Tanto el amor como la fe son especialmente ciegos. Ningún panameño embriagado con una de estas dos pasiones podría sentarse a razonar un poquito sobre nuestro devenir histórico, porque correría el peligro de convertir en pedazos el concepto de patria que lleva en su mente. Los inventores del país, nos crearon un caldo más sublime que sincero lleno de condimentos especiales, tomado a cucharadas por generaciones en ocasiones bajo protestas y arrugando la cara, pero lo seguimos tomando con fe y esperanza.
El esperanzador plato de amor patrio, cocido con la religión, la crianza de la casa y el calco de leyes amerindias, ha permitido que cierta clase de tipos hayan llegado a gobernarnos. Pero no es casual, estos arribos fatales y ocasionales de nuestra historia reafirman la tesis escrita por mí, que en la cultura istmeña los gobiernos son cuestión de suerte y desde el cura para abajo la ciudadanía será en términos relativos la cómplice de siempre.
En nuestra nación la mayoría de los ciudadanos llenos del glamoroso caldo, nos negamos con una fijación horrible a cumplir la ley. Aquí muy pocos reconocen sus responsabilidades y culpas, no importa el estrato social, esa es parte de nuestra cultura y si por mala suerte el Estado se muestra perdido sin controles y débil para aplicar la ley tanto a él mismo, como al resto, la patria caminará peligrosamente de espaldas rumbo hacia un estercolero acéfalo de angustia y corruptela, dependiendo ingenuamente de la suerte.
La patria no es juego, la suerte se deja para los casinos, no para el destino de una nación.

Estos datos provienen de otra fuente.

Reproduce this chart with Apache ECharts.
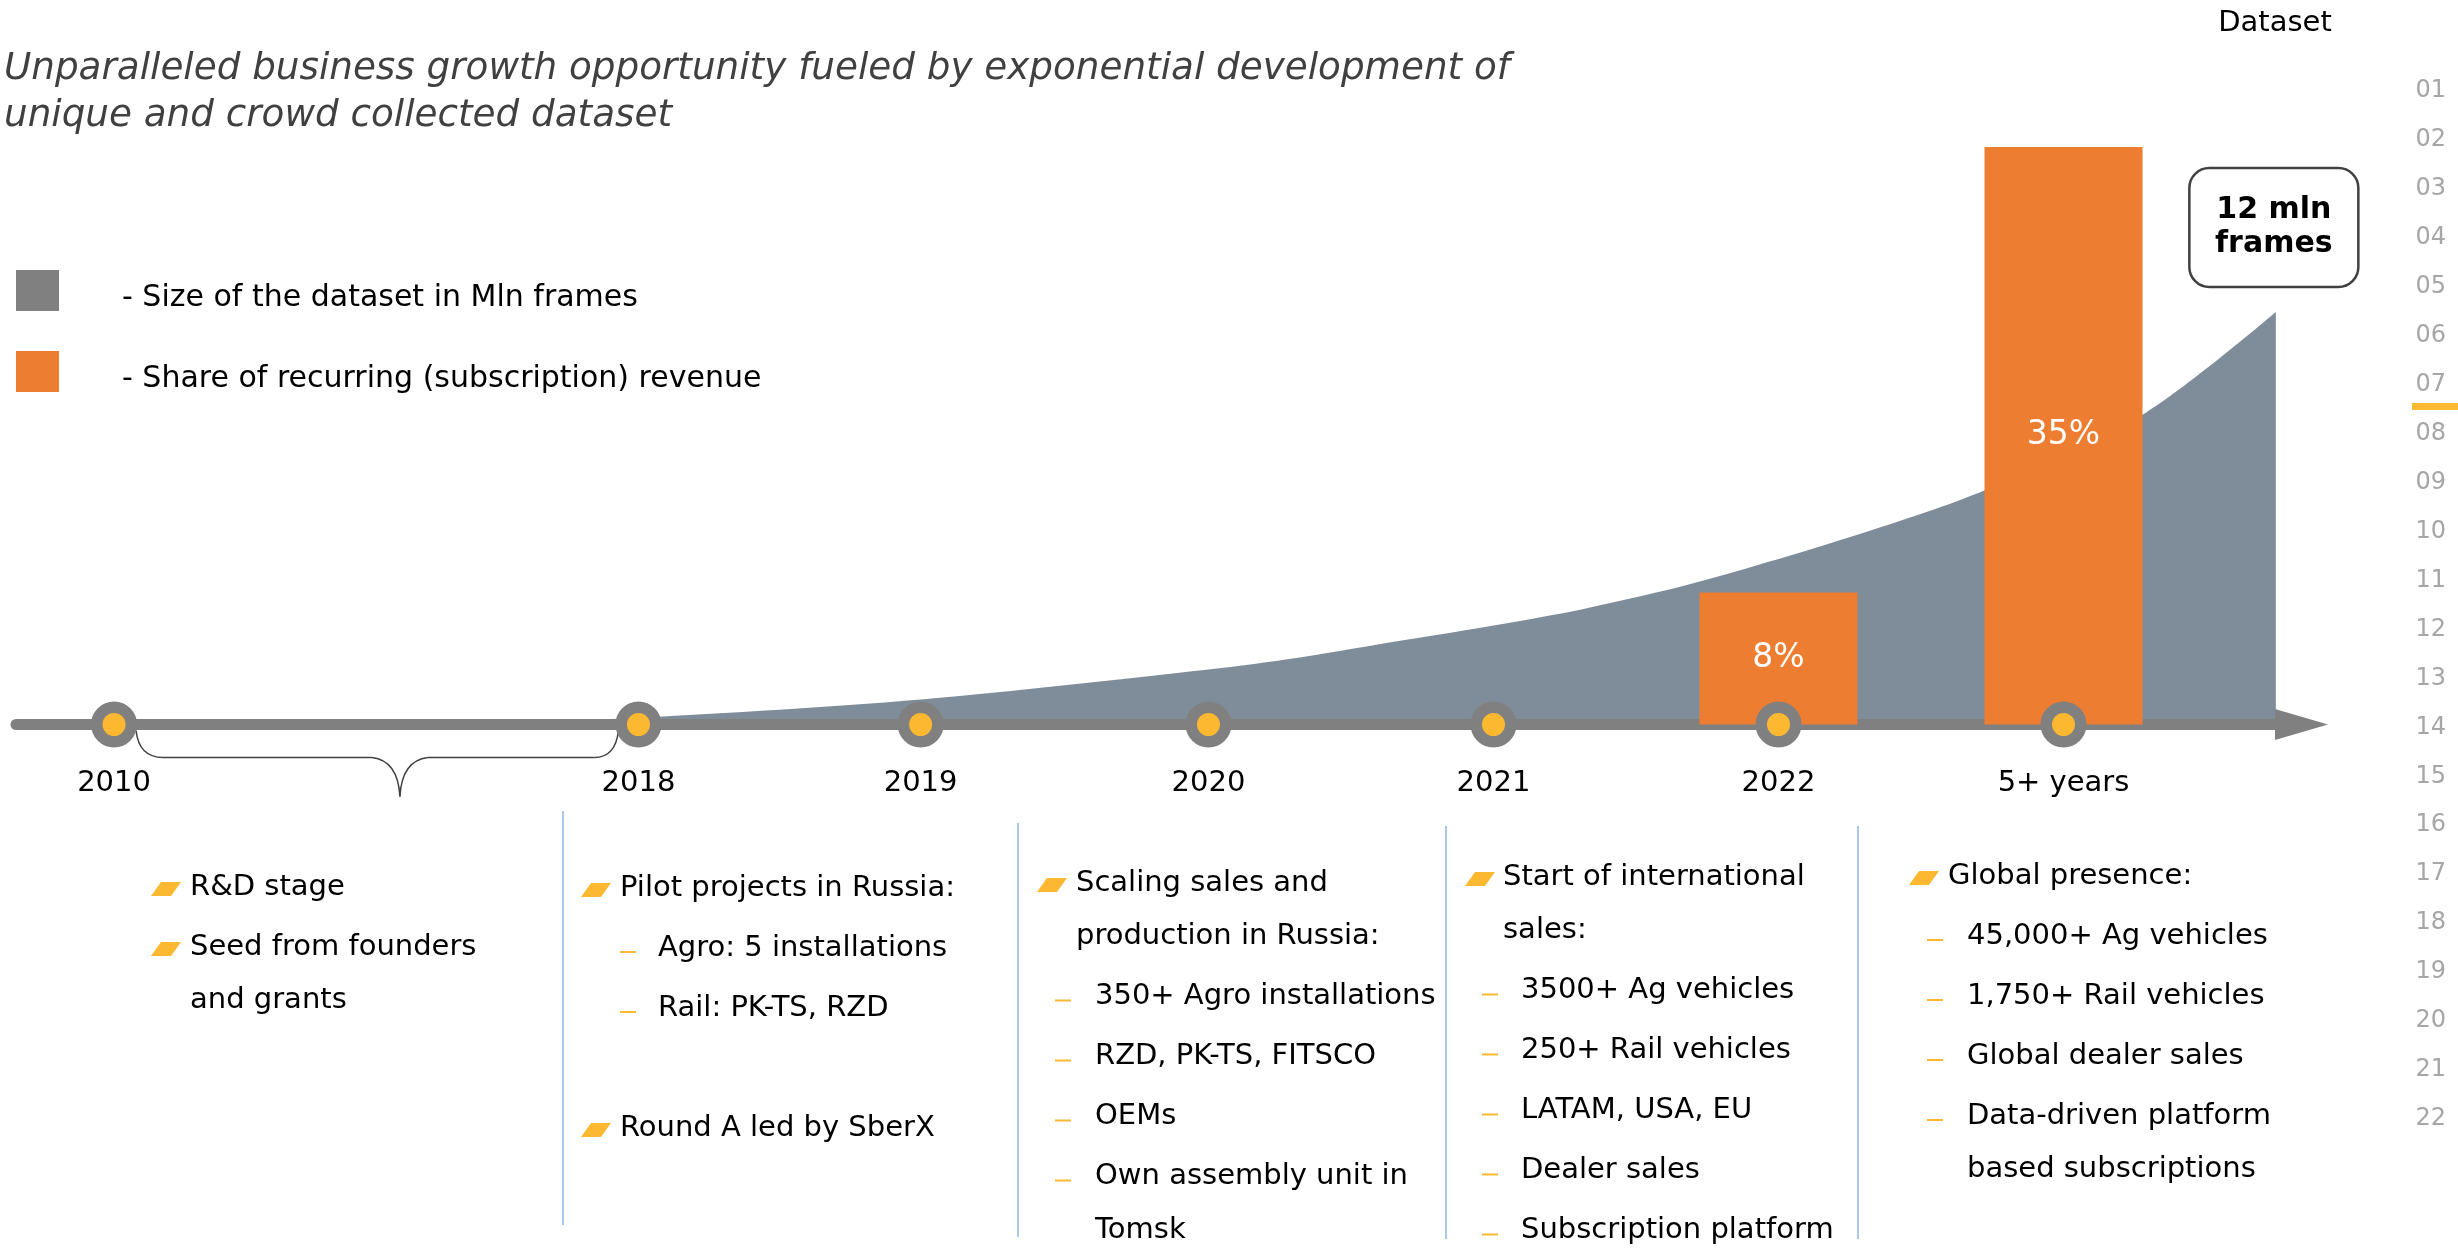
<!DOCTYPE html>
<html>
<head>
<meta charset="utf-8">
<title>Dataset growth timeline</title>
<script src="https://cdn.jsdelivr.net/npm/echarts@6/dist/echarts.min.js"></script>
<style>
    html, body { margin: 0; padding: 0; background: #fff; }
    #main { width: 2458px; height: 1253px; }
</style>
</head>
<body>
<div id="main"></div>
<script>
// timeline stops, position on the axis (1 unit = 1 year from 2018 on)
const stageLabels = ['2010', '2018', '2019', '2020', '2021', '2022', '5+ years'];
const stagePos = [0, 1.84, 2.83, 3.84, 4.84, 5.84, 6.84];

// size of the dataset, mln frames (read along the visible edge of the curve)
const datasetPos = [1.1, 1.84, 2.83, 3.84, 4.16, 4.54, 4.84, 5.16, 5.55, 6.13, 6.57, 7.13, 7.585];
const datasetMln = [0, 0.2, 0.73, 1.6, 1.95, 2.47, 2.88, 3.37, 4.13, 5.56, 6.84, 9.08, 12];

// share of recurring (subscription) revenue, %
const revenuePos = [5.84, 6.84];
const revenueShare = [8, 35];

// slide line numbers on the right
const sideNumbers = ['01', '02', '03', '04', '05', '06', '07', '08', '09', '10', '11',
    '12', '13', '14', '15', '16', '17', '18', '19', '20', '21', '22'];

// notes under the timeline: b = bullet, s = sub item, c = wrapped line, gap = empty row
const notes = [
    [['b', 'R&D stage'], ['b', 'Seed from founders'], ['c', 'and grants']],
    [['b', 'Pilot projects in Russia:'], ['s', 'Agro: 5 installations'], ['s', 'Rail: PK-TS, RZD'], ['gap', ''], ['b', 'Round A led by SberX']],
    [['b', 'Scaling sales and'], ['c', 'production in Russia:'], ['s', '350+ Agro installations'], ['s', 'RZD, PK-TS, FITSCO'], ['s', 'OEMs'], ['s', 'Own assembly unit in'], ['c', 'Tomsk']],
    [['b', 'Start of international'], ['c', 'sales:'], ['s', '3500+ Ag vehicles'], ['s', '250+ Rail vehicles'], ['s', 'LATAM, USA, EU'], ['s', 'Dealer sales'], ['s', 'Subscription platform']],
    [['b', 'Global presence:'], ['s', '45,000+ Ag vehicles'], ['s', '1,750+ Rail vehicles'], ['s', 'Global dealer sales'], ['s', 'Data-driven platform'], ['c', 'based subscriptions']]
];

// note column layout
const noteLayout = [
    {bulletX: 151, textX: 190, dashX: 190, subX: 228, top: 887},
    {bulletX: 581, textX: 620, dashX: 620, subX: 658, top: 888},
    {bulletX: 1037, textX: 1076, dashX: 1055, subX: 1095, top: 883},
    {bulletX: 1465, textX: 1503, dashX: 1482, subX: 1521, top: 877},
    {bulletX: 1909, textX: 1948, dashX: 1927, subX: 1967, top: 876}
];
const separators = [[563, 811, 1225], [1018, 823, 1237], [1446, 826, 1239], [1858, 826, 1239]];

const FONT = 'DejaVu Sans';
const GREY = '#808080';
const AREA = '#7F8D9B';
const ORANGE = '#ED7D31';
const YELLOW = '#FBB830';

// legend square sits in the top of a taller box, so the text lands a bit lower
const LEGEND_ICON = 'path://M0,0H43V41H0Z M0,57L0.01,57';

const chart = echarts.init(document.getElementById('main'));

const option = {
    backgroundColor: '#fff',
    animation: false,
    title: {
        text: 'Unparalleled business growth opportunity fueled by exponential development of\nunique and crowd collected dataset',
        left: 4,
        top: 46,
        padding: 0,
        textStyle: {
            fontFamily: FONT,
            fontSize: 37.3,
            fontStyle: 'italic',
            fontWeight: 'normal',
            color: '#404040',
            lineHeight: 47
        }
    },
    legend: {
        orient: 'vertical',
        left: 16,
        top: 270,
        padding: 0,
        itemWidth: 43,
        itemHeight: 57,
        itemGap: 24,
        icon: LEGEND_ICON,
        selectedMode: false,
        formatter: '- {name}',
        itemStyle: {borderWidth: 0},
        textStyle: {
            fontFamily: FONT,
            fontSize: 30,
            color: '#000',
            padding: [0, 0, 0, 58]
        },
        data: [
            {name: 'Size of the dataset in Mln frames', itemStyle: {color: GREY}},
            {name: 'Share of recurring (subscription) revenue', itemStyle: {color: ORANGE}}
        ]
    },
    grid: {
        left: 16,
        right: 156.5,
        top: 64.5,
        bottom: 528.5
    },
    xAxis: {
        type: 'value',
        min: -0.344,
        max: 7.675,
        z: 2,
        axisLine: {
            show: true,
            symbol: ['none', 'triangle'],
            symbolSize: [31, 53],
            lineStyle: {color: GREY, width: 11}
        },
        axisTick: {show: false},
        axisLabel: {show: false},
        splitLine: {show: false}
    },
    yAxis: [{
        type: 'value',
        min: 0,
        max: 19.2,
        show: false
    }, {
        type: 'value',
        min: 0,
        max: 40,
        show: false
    }],
    series: [{
        name: 'Size of the dataset in Mln frames',
        type: 'line',
        z: 1,
        yAxisIndex: 0,
        data: datasetPos.map((p, i) => [p, datasetMln[i]]),
        smooth: 0.3,
        showSymbol: false,
        lineStyle: {width: 0},
        itemStyle: {color: GREY},
        areaStyle: {color: AREA, opacity: 1}
    }, {
        name: 'Share of recurring (subscription) revenue',
        type: 'bar',
        z: 3,
        yAxisIndex: 1,
        barWidth: 158,
        data: revenuePos.map((p, i) => [p, revenueShare[i]]),
        itemStyle: {color: ORANGE},
        label: {
            show: true,
            position: 'inside',
            color: '#fff',
            fontFamily: FONT,
            fontSize: 33,
            formatter: p => p.value[1] + '%'
        }
    }, {
        name: 'stages',
        type: 'scatter',
        z: 4,
        yAxisIndex: 0,
        data: stagePos.map(p => [p, 0]),
        symbolSize: 34.5,
        itemStyle: {color: YELLOW, borderColor: GREY, borderWidth: 11.5, opacity: 1},
        label: {
            show: true,
            position: 'bottom',
            distance: 21,
            color: '#000',
            fontFamily: FONT,
            fontSize: 29,
            formatter: p => stageLabels[p.dataIndex]
        }
    }]
};

chart.setOption(option);

// decorations that depend on the axis scale
const toPx = v => chart.convertToPixel({xAxisIndex: 0, yAxisIndex: 0}, v);
const graphics = [];
const braceStyle = {fill: null, stroke: '#404040', lineWidth: 1.5};

// brace from 2010 to 2018
const a = toPx([stagePos[0], 0]);
const b = toPx([stagePos[1], 0]);
const x1 = a[0] + 22, x2 = b[0] - 20, tip = x1 + 0.547 * (x2 - x1);
const y0 = a[1] + 6, yh = a[1] + 33, yt = a[1] + 72;
[
    [x1, y0, x1 + 27, yh, x1 + 3, yh],
    [tip - 28, yh, tip, yt, tip - 2, yh + 3],
    [tip, yt, tip + 28, yh, tip + 2, yh + 3],
    [x2 - 24, yh, x2, y0, x2 - 3, yh]
].forEach(c => {
    graphics.push({
        type: 'bezierCurve',
        shape: {x1: c[0], y1: c[1], x2: c[2], y2: c[3], cpx1: c[4], cpy1: c[5]},
        style: braceStyle
    });
});
graphics.push({type: 'line', shape: {x1: x1 + 27, y1: yh, x2: tip - 28, y2: yh}, style: braceStyle});
graphics.push({type: 'line', shape: {x1: tip + 28, y1: yh, x2: x2 - 24, y2: yh}, style: braceStyle});

// callout above the end of the dataset curve
const endPt = toPx([datasetPos[datasetPos.length - 1], datasetMln[datasetMln.length - 1]]);
const boxW = 169, boxH = 119;
const boxCx = endPt[0] - 2, boxBottom = endPt[1] - 25;
graphics.push({
    type: 'rect',
    shape: {x: boxCx - boxW / 2, y: boxBottom - boxH, width: boxW, height: boxH, r: 20},
    style: {fill: '#fff', stroke: '#404040', lineWidth: 2.5}
});
graphics.push({
    type: 'text',
    x: boxCx,
    y: boxBottom - boxH / 2,
    style: {
        text: datasetMln[datasetMln.length - 1] + ' mln\nframes',
        fontFamily: FONT, fontSize: 30, fontWeight: 'bold', lineHeight: 34,
        fill: '#000', align: 'center', verticalAlign: 'middle'
    }
});

// "Dataset" heading and side numbers
graphics.push({
    type: 'text', x: 2275, y: 23,
    style: {text: 'Dataset', fontFamily: FONT, fontSize: 29, fill: '#000', align: 'center', verticalAlign: 'middle'}
});
sideNumbers.forEach((n, i) => {
    graphics.push({
        type: 'text', x: 2446, y: 91 + i * 48.95,
        style: {text: n, fontFamily: FONT, fontSize: 24, fill: '#A6A6A6', align: 'right', verticalAlign: 'middle'}
    });
});
graphics.push({type: 'rect', shape: {x: 2412, y: 403, width: 46, height: 7}, style: {fill: YELLOW}});

// column separators
separators.forEach(s => {
    graphics.push({
        type: 'line',
        shape: {x1: s[0], y1: s[1], x2: s[0], y2: s[2]},
        style: {stroke: '#8FB4E3', lineWidth: 1.5}
    });
});

// note columns
notes.forEach((lines, ci) => {
    const lay = noteLayout[ci];
    let y = lay.top;
    let lastX = lay.textX;
    lines.forEach((ln, li) => {
        const kind = ln[0];
        if (li > 0) y += (kind === 'c') ? 53.5 : 60;
        if (kind === 'gap') return;
        let x;
        if (kind === 'b') {
            x = lay.textX;
            const bx = lay.bulletX, by = y + 2;
            graphics.push({
                type: 'polygon',
                shape: {points: [[bx + 10, by - 7], [bx + 30, by - 7], [bx + 20, by + 7], [bx, by + 7]]},
                style: {fill: YELLOW}
            });
        } else if (kind === 's') {
            x = lay.subX;
            graphics.push({
                type: 'rect',
                shape: {x: lay.dashX, y: y + 3, width: 16, height: 2},
                style: {fill: YELLOW}
            });
        } else {
            x = lastX;
        }
        lastX = x;
        graphics.push({
            type: 'text', x: x, y: y,
            style: {text: ln[1], fontFamily: FONT, fontSize: 29, fill: '#000', verticalAlign: 'middle'}
        });
    });
});

chart.setOption({graphic: graphics});

window.onresize = function () {
    chart.resize();
};
</script>
</body>
</html>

Tenemos un país grandioso, pero si no apretamos las clavijas a tiempo para que el Estado no sea disminuido con el arribo de gobiernos incapaces, entonces hasta el agua cristalina de nuestras montañas, el imprecar y el canto de las aves reinantes en la panameñía, se percibirán a distancia absolutamente corruptos, cuando no es cierto.